Vergleichbare Standards? 

 Vorbildliche Projekte finden sich auch in Städten, die ihren Bewohnern im Vergleich zu Wien viel weniger sozialen Wohnbau zur Verfügung stellen. Für Paris nennt Amann etwa „Paris Habitat". Die Gesellschaft ist sowohl im Neubau als auch in der Renovierung, Sanierung und Zweitnutzung von Gebäuden erfolgreich aktiv. Paris Habitat wird von der Stadt Paris unterstützt und verwaltet mehr als 125.000 Wohneinheiten in Paris und den Vororten. Wichtige Punkte auf der Agenda sind außer den Bauprojekten die Sicherstellung eines angenehmen Lebensumfelds und die Belebung lokaler Zentren. Der Aufgabenbereich sozialer Wohnbaupolitik umfasst in dieser Auffassung gesellschaftspolitische Werte wie Solidarität, Vertrauen, Offenheit und Engagement. Paris Habitat ist zudem sehr umweltorientiert, setzt auf Revitalisierung und Vermeidung grauer Energie. Beispielsweise wurde die frühere Residenz Colonel Avia im 15. Arrondissement in ein Studentenwohnheim mit 138 Zimmern umgewandelt. Das Haus erhielt eine Fassade mit Holzrahmen und ist mit Stroh isoliert. In Paris sind übrigens die einzelnen Bezir­ke durch ordnungsrechtliche Maßnahmen gezwungen, einen gewissen Anteil an Wohnungen als Sozialwohnungen zur Verfügung zu stellen. Ganz anders in Wien: Hier sind soziale Wohnbauprojekte zumeist in (ehemaligen) Stadtrandlagen angesiedelt. Die Gründerzeitbezirke haben viele mietpreislich gebundene Altbauwohnungen und bieten daher auch noch vergleichsweise erschwinglichen Wohnraum.


Ex-Ostblock 

 Eine unerfreuliche Entwicklung der letzten Jahrzehnte erwähnt Wolfgang Amann in Bezug auf die neuen EU-Mitgliedsstaaten. In den Ländern des ehemaligen Ostblocks und in Ex-Jugoslawien gab es sehr gut entwickelte Systeme des sozialen Wohnbaus, die aber alle in den 90er-Jahren fast zur Gänze privatisiert und von der öffentlichen Hand abgegeben wurden. Der Zerstörung im Zuge der Transformation folgten aber keine entsprechenden Neubauten. Dazu kommt, dass „Systeme, die teilweise in West- und Nordeuropa sehr gut funktionierten, in den ehemals sozialistischen Ländern gar nicht aufgegriffen wurden. Das ist eine bedauerliche Fehlentwicklung, die ich für langfristig negativ halte", meint Amann.

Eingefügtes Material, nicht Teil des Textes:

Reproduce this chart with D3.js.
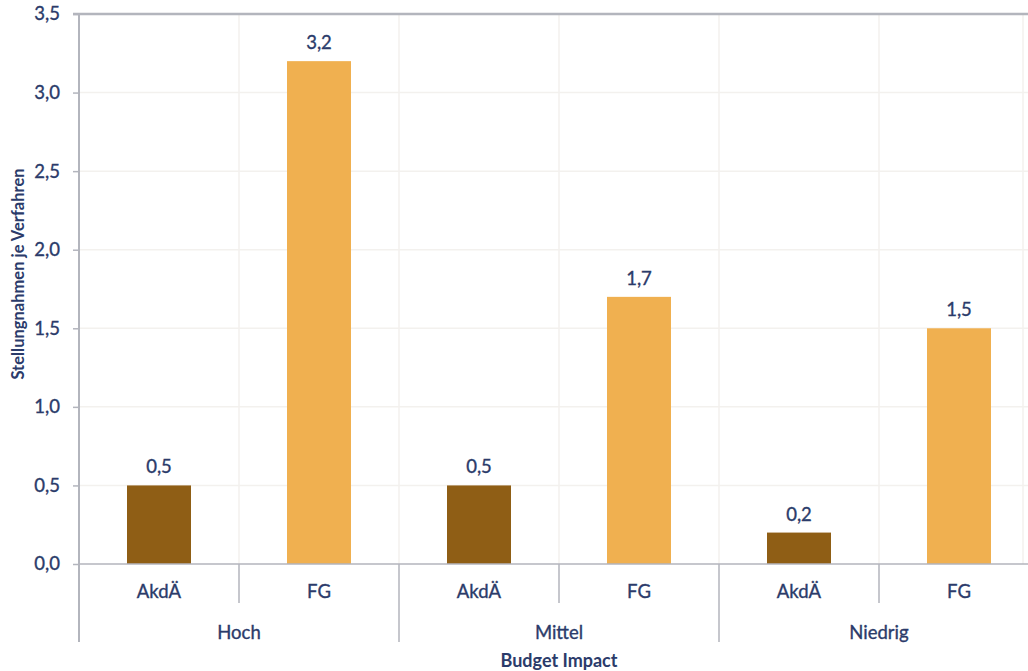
<!DOCTYPE html>
<html>
<head>
<meta charset="utf-8">
<script src="https://cdn.jsdelivr.net/npm/d3@7"></script>
<style>
  html, body { margin: 0; padding: 0; background: #fff; }
  svg { display: block; font-family: Lato, "Open Sans", sans-serif; }
  .lbl { stroke: #2b3b6a; stroke-width: 0.35px; }
</style>
</head>
<body>
<svg id="chart" width="1028" height="671"></svg>
<script>
// Budget-impact groups and the two commenting bodies within each group
const groups = ["Hoch", "Mittel", "Niedrig"];
const bodies = ["AkdÄ", "FG"];
// Statements per procedure, one array per body, aligned with groups
const akdaeValues = [0.5, 0.5, 0.2];
const fgValues = [3.2, 1.7, 1.5];
const yTicks = [0, 0.5, 1.0, 1.5, 2.0, 2.5, 3.0, 3.5];
const yTitle = "Stellungnahmen je Verfahren";
const xTitle = "Budget Impact";

const rows = [];
groups.forEach((g, i) => {
  rows.push({ group: g, body: bodies[0], value: akdaeValues[i] });
  rows.push({ group: g, body: bodies[1], value: fgValues[i] });
});

const colors = { "AkdÄ": "#8f5e15", "FG": "#f0b050" };
const textColor = "#2b3b6a";
const axisColor = "#b3b5bd";
const gridColor = "#f3f1ee";
const labelSize = 18.5;

const svg = d3.select("#chart");
const mLeft = 79, mRight = 1039, mTop = 14, mBottom = 564;

const x0 = d3.scaleBand().domain(groups).range([mLeft, mRight]).padding(0);
const x1 = d3.scaleBand().domain(bodies).range([0, x0.bandwidth()]).paddingInner(0.6).paddingOuter(0.3);
const y = d3.scaleLinear().domain([0, 3.5]).range([mBottom, mTop]);
const fmt = v => d3.format(".1f")(v).replace(".", ",");

// horizontal gridlines
svg.append("g").selectAll("line").data(yTicks.slice(1, -1)).join("line")
  .attr("x1", mLeft).attr("x2", mRight)
  .attr("y1", d => y(d)).attr("y2", d => y(d))
  .attr("stroke", gridColor).attr("stroke-width", 1.5);

// vertical gridlines at every sub-category boundary
const slotEdges = [];
groups.forEach(g => {
  slotEdges.push(x0(g) + x0.bandwidth() / 2);
  if (x0(g) > mLeft) slotEdges.push(x0(g));
});
slotEdges.push(1023);
svg.append("g").selectAll("line").data(slotEdges).join("line")
  .attr("x1", d => d).attr("x2", d => d)
  .attr("y1", mTop).attr("y2", mBottom)
  .attr("stroke", gridColor).attr("stroke-width", 1.5);

// bars
svg.append("g").selectAll("rect").data(rows).join("rect")
  .attr("x", d => x0(d.group) + x1(d.body))
  .attr("width", x1.bandwidth())
  .attr("y", d => y(d.value))
  .attr("height", d => y(0) - y(d.value))
  .attr("fill", d => colors[d.body]);

// value labels
svg.append("g").selectAll("text").data(rows).join("text")
  .attr("class", "lbl")
  .attr("x", d => x0(d.group) + x1(d.body) + x1.bandwidth() / 2)
  .attr("y", d => y(d.value) - 12)
  .attr("text-anchor", "middle")
  .attr("fill", textColor)
  .attr("font-size", labelSize)
  .text(d => fmt(d.value));

// y axis
const yAxis = svg.append("g").attr("transform", `translate(${mLeft},0)`)
  .call(d3.axisLeft(y).tickValues(yTicks).tickFormat(fmt).tickSize(6).tickPadding(13));
yAxis.select(".domain").remove();
yAxis.selectAll(".tick line").attr("stroke", axisColor).attr("stroke-width", 1.5);
yAxis.selectAll(".tick text").attr("class", "lbl").attr("fill", textColor).attr("font-size", labelSize)
  .attr("font-family", "Lato, 'Open Sans', sans-serif");

svg.append("line").attr("x1", mLeft).attr("x2", mLeft).attr("y1", mTop).attr("y2", 642)
  .attr("stroke", axisColor).attr("stroke-width", 2);
svg.append("line").attr("x1", 73).attr("x2", 1028).attr("y1", mTop).attr("y2", mTop)
  .attr("stroke", axisColor).attr("stroke-width", 2.5);
svg.append("line").attr("x1", mLeft).attr("x2", 1028).attr("y1", mBottom).attr("y2", mBottom)
  .attr("stroke", axisColor).attr("stroke-width", 1.5);

// category axis: inner separators and labels
const inner = svg.append("g");
groups.forEach(g => {
  inner.append("line")
    .attr("x1", x0(g) + x0.bandwidth() / 2).attr("x2", x0(g) + x0.bandwidth() / 2)
    .attr("y1", mBottom).attr("y2", 603)
    .attr("stroke", axisColor).attr("stroke-width", 1.5);
  bodies.forEach((b, j) => {
    inner.append("text")
      .attr("class", "lbl")
      .attr("x", x0(g) + x0.bandwidth() / 4 * (2 * j + 1))
      .attr("y", 598)
      .attr("text-anchor", "middle")
      .attr("fill", textColor).attr("font-size", labelSize)
      .text(b);
  });
});

// outer group separators and labels
svg.append("g").selectAll("line").data(groups.slice(1)).join("line")
  .attr("x1", d => x0(d)).attr("x2", d => x0(d))
  .attr("y1", mBottom).attr("y2", 642)
  .attr("stroke", axisColor).attr("stroke-width", 1.5);
svg.append("g").selectAll("text").data(groups).join("text")
  .attr("class", "lbl")
  .attr("x", d => x0(d) + x0.bandwidth() / 2)
  .attr("y", 639)
  .attr("text-anchor", "middle")
  .attr("fill", textColor).attr("font-size", labelSize)
  .text(d => d);

// axis titles
svg.append("text")
  .attr("x", (mLeft + mRight) / 2).attr("y", 667)
  .attr("text-anchor", "middle")
  .attr("fill", textColor).attr("font-size", 18).attr("font-weight", 700)
  .text(xTitle);
svg.append("text")
  .attr("transform", `translate(24,274) rotate(-90)`)
  .attr("text-anchor", "middle")
  .attr("fill", textColor).attr("font-size", 16.5).attr("font-weight", 700)
  .text(yTitle);
</script>
</body>
</html>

Leistbares Wohnen am Rückzug 

 Die Angebote für leistbares Wohnen gehen insgesamt aus mehreren Gründen zurück. Internationale Finanzinvestoren treiben etwa die Grundstückspreise in die Höhe. Viele Wohnungen sind zudem aus einem fixen Angebot gefallen, weil sie als touristische Mietobjekte nur noch temporär verfügbare Cash Cows sind. Generell kann man sagen, dass die Entwicklung der letzten Jahrzehnte im Westen und Norden Europas, wo es sehr gut entwickelte Systeme gab, einen Rückgang des Sozialwohnbau-­Gedankens mit sich bringt. Die älteste bestehende Sozialsiedlung der Welt wurde übrigens 1521 vom erfolgreichen Kaufmann und Bankier Jakob Fugger gestiftet, für die Gegenleistung, täglich für den Wohltäter und dessen Familie ein Vaterunser, ein Ave Maria und das katho­lische Glaubensbekenntnis zu sprechen. Noch heute wird die Siedlung mit den 67 Häusern und 140 Wohnungen von bedürf­tigen Glaubensgenossen des Gründers bewohnt.